> Prompt: Using the entries shown below, output the line containing "Clone this chart in React, TypeScript", the line containing "YAxis, ReferenceLine, LabelList", and every line between them, exactly. Pictures are omitted.

> Records for the task:
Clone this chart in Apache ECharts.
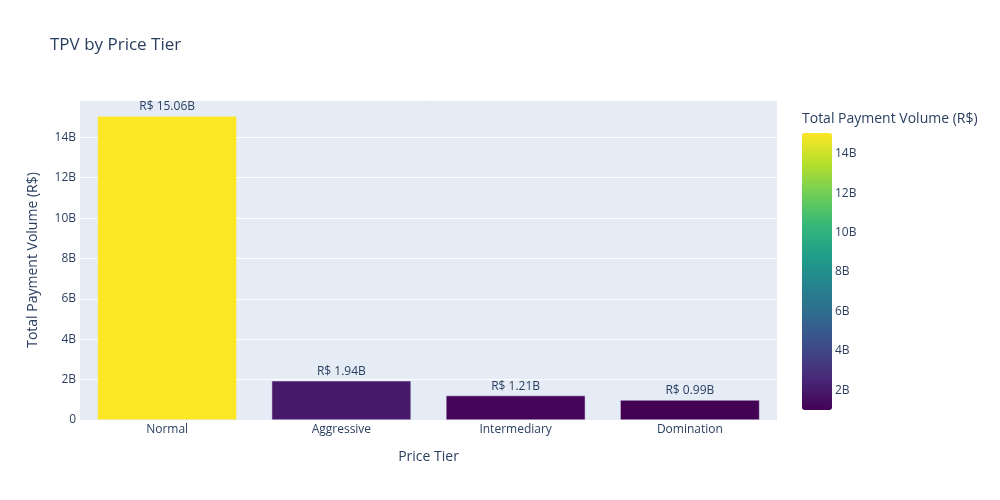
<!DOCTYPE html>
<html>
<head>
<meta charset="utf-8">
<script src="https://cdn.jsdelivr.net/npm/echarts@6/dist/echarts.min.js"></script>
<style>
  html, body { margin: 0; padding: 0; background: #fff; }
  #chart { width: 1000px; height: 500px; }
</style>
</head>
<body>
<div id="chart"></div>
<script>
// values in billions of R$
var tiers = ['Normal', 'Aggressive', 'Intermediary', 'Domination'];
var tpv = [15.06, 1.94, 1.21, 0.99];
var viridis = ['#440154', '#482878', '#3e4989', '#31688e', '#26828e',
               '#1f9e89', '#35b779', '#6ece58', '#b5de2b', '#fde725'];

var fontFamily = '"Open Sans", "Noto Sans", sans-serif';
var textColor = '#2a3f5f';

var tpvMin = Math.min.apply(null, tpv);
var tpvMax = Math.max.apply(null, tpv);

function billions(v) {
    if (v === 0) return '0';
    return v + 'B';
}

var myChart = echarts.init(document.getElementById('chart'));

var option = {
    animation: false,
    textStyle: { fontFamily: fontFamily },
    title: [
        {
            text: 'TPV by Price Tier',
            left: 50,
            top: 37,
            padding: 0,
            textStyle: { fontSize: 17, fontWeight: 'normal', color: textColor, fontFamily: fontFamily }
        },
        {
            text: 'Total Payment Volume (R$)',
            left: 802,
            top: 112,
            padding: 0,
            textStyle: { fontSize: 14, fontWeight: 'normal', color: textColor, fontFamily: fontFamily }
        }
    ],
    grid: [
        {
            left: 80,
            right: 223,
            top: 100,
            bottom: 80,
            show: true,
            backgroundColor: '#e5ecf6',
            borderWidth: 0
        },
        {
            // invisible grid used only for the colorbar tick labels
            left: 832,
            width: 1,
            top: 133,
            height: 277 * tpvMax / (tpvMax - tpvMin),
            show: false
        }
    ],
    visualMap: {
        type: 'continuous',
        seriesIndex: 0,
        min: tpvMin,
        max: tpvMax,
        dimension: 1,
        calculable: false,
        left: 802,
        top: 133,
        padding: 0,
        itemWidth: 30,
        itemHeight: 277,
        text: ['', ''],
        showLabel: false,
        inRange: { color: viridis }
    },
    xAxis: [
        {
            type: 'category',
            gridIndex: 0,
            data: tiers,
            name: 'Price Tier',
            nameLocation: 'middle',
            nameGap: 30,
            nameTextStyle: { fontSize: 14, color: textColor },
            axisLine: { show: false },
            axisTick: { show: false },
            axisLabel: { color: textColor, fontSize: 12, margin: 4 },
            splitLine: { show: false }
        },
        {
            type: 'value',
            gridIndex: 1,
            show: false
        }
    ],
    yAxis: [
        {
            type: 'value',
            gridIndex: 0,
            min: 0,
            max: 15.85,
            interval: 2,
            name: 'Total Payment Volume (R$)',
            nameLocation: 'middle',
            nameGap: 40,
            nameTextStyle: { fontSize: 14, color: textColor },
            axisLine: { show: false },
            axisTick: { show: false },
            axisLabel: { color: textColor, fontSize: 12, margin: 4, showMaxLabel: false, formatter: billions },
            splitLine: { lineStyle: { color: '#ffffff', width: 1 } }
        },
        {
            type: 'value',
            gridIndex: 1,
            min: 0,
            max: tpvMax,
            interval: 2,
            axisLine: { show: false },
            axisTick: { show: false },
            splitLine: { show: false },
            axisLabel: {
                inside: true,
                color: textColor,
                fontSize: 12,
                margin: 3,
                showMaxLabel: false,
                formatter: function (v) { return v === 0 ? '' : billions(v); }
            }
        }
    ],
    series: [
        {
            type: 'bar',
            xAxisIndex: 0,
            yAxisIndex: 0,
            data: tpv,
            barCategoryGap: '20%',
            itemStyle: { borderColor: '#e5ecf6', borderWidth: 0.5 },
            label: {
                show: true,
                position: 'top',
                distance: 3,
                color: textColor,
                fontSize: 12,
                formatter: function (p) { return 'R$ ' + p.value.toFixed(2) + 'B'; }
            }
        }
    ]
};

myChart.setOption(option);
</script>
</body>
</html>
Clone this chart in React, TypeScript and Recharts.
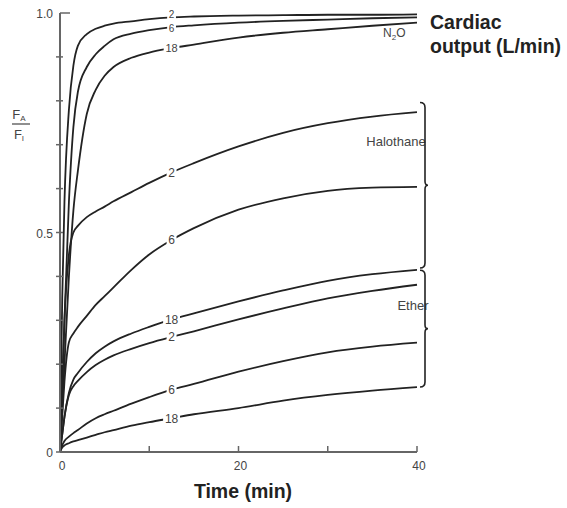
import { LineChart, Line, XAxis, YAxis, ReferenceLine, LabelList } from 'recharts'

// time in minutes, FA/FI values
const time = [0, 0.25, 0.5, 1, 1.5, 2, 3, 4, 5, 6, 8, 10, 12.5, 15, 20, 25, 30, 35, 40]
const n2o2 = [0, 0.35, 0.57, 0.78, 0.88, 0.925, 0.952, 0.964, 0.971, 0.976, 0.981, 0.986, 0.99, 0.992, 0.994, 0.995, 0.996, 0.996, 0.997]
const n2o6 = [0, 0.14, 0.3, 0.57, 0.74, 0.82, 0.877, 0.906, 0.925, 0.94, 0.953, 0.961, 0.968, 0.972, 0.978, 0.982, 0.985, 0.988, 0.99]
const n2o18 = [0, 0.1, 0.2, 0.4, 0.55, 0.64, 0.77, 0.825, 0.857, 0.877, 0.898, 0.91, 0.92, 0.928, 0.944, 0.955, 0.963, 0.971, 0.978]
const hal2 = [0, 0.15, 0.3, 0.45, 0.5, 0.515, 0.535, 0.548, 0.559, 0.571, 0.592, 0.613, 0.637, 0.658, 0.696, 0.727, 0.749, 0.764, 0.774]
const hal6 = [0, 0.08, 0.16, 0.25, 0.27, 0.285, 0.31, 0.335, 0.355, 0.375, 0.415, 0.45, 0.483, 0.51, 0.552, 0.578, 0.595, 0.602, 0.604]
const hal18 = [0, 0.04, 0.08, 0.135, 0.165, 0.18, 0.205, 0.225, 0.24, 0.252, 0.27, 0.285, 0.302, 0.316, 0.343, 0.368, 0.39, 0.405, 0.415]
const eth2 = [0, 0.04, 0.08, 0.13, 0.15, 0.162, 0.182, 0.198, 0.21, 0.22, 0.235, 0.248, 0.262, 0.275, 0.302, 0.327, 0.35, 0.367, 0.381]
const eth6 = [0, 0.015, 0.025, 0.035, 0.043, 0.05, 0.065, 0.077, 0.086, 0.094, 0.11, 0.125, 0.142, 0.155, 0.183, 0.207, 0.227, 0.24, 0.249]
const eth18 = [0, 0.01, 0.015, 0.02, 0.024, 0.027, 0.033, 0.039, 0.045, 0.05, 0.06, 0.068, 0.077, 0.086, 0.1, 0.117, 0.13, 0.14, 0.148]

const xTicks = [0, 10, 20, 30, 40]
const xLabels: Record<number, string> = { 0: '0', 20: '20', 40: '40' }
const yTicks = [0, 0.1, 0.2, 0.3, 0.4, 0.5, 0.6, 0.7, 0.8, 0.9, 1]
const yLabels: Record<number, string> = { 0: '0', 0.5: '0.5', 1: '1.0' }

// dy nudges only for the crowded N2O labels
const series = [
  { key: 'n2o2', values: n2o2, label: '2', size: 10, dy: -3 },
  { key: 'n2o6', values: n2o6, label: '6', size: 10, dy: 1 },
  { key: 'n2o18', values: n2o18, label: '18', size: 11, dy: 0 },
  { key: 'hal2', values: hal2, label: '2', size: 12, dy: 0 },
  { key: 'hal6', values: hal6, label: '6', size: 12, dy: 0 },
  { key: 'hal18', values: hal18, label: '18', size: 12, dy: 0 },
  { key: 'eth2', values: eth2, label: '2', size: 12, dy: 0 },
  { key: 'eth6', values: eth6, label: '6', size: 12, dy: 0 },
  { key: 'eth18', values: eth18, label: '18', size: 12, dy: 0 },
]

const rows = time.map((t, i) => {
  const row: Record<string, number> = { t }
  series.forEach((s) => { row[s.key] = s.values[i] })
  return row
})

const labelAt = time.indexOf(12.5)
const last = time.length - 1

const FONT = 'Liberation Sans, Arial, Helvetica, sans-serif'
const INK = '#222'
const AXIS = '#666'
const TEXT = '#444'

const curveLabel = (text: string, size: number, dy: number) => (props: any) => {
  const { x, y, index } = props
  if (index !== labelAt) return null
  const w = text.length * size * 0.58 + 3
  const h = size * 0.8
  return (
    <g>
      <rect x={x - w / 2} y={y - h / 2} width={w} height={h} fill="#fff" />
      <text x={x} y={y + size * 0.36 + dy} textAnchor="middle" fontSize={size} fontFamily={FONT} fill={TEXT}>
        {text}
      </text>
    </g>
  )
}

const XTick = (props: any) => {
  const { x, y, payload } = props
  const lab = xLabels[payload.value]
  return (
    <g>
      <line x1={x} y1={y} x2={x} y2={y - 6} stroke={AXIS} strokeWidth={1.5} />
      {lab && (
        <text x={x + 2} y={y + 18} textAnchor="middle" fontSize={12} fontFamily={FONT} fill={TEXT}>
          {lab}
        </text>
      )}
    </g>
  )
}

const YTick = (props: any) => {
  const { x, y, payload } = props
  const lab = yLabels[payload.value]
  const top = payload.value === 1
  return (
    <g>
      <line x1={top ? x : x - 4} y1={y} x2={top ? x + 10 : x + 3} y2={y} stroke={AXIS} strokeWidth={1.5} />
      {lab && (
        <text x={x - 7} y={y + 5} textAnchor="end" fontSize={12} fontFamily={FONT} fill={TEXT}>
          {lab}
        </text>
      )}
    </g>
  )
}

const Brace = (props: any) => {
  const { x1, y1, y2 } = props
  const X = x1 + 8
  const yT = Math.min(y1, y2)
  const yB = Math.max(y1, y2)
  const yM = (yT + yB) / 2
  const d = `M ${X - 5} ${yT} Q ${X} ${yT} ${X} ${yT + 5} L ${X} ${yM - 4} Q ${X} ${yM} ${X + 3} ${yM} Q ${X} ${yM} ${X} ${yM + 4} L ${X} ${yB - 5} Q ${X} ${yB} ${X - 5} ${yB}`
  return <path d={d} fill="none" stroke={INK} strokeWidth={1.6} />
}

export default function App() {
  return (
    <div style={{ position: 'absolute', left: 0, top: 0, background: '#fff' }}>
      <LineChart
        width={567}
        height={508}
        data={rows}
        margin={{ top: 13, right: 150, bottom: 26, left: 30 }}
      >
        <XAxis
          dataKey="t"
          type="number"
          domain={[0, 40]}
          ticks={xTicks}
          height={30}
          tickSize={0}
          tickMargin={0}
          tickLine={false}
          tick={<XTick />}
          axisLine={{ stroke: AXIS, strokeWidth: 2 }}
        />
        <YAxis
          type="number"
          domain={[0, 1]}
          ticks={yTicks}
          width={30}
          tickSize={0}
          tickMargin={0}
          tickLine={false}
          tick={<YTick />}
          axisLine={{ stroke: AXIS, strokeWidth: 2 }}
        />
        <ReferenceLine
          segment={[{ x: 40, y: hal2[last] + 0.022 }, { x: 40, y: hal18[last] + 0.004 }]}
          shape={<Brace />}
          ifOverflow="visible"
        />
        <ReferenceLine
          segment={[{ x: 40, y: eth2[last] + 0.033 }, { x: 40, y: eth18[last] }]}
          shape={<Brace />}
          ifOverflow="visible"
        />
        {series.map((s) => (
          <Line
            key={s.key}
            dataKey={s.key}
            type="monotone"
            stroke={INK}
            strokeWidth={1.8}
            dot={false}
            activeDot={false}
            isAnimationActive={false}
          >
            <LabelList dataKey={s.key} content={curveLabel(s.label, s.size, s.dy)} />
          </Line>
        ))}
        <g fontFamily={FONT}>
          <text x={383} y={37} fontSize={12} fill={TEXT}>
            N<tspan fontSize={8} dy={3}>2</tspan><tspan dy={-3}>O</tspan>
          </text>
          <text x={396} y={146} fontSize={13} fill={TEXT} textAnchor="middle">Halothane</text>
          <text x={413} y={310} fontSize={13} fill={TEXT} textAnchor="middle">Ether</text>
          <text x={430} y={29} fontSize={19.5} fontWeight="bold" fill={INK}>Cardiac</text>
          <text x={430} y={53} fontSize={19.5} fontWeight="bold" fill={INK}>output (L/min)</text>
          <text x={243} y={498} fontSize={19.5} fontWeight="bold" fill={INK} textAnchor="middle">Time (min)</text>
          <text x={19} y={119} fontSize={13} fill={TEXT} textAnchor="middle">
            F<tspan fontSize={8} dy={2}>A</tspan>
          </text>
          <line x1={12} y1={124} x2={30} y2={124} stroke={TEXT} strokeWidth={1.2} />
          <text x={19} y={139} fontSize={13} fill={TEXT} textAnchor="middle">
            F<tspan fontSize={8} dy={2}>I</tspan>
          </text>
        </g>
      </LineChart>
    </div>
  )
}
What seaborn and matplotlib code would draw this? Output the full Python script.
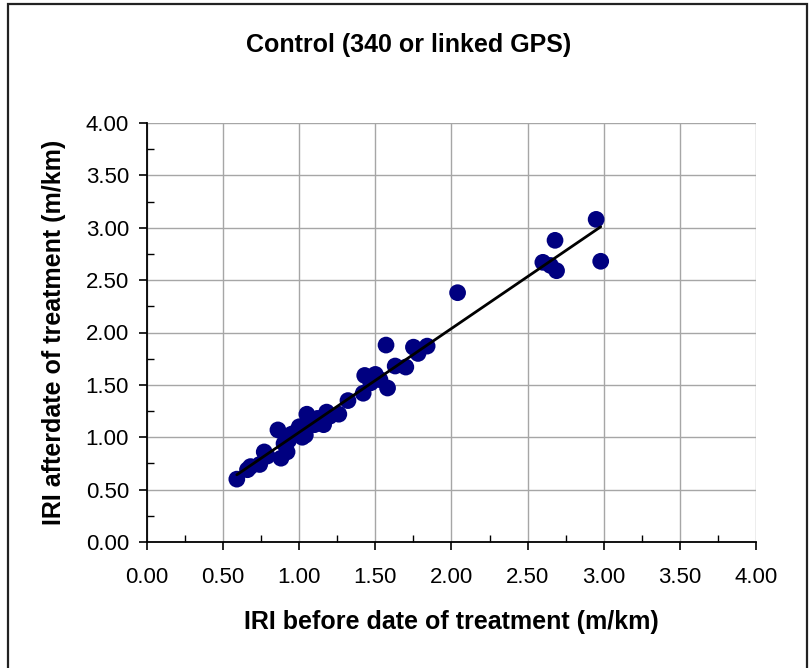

> Solution:
Clone this chart in React, TypeScript and Recharts.
import { LineChart, Line, XAxis, YAxis, ReferenceLine, LabelList } from 'recharts'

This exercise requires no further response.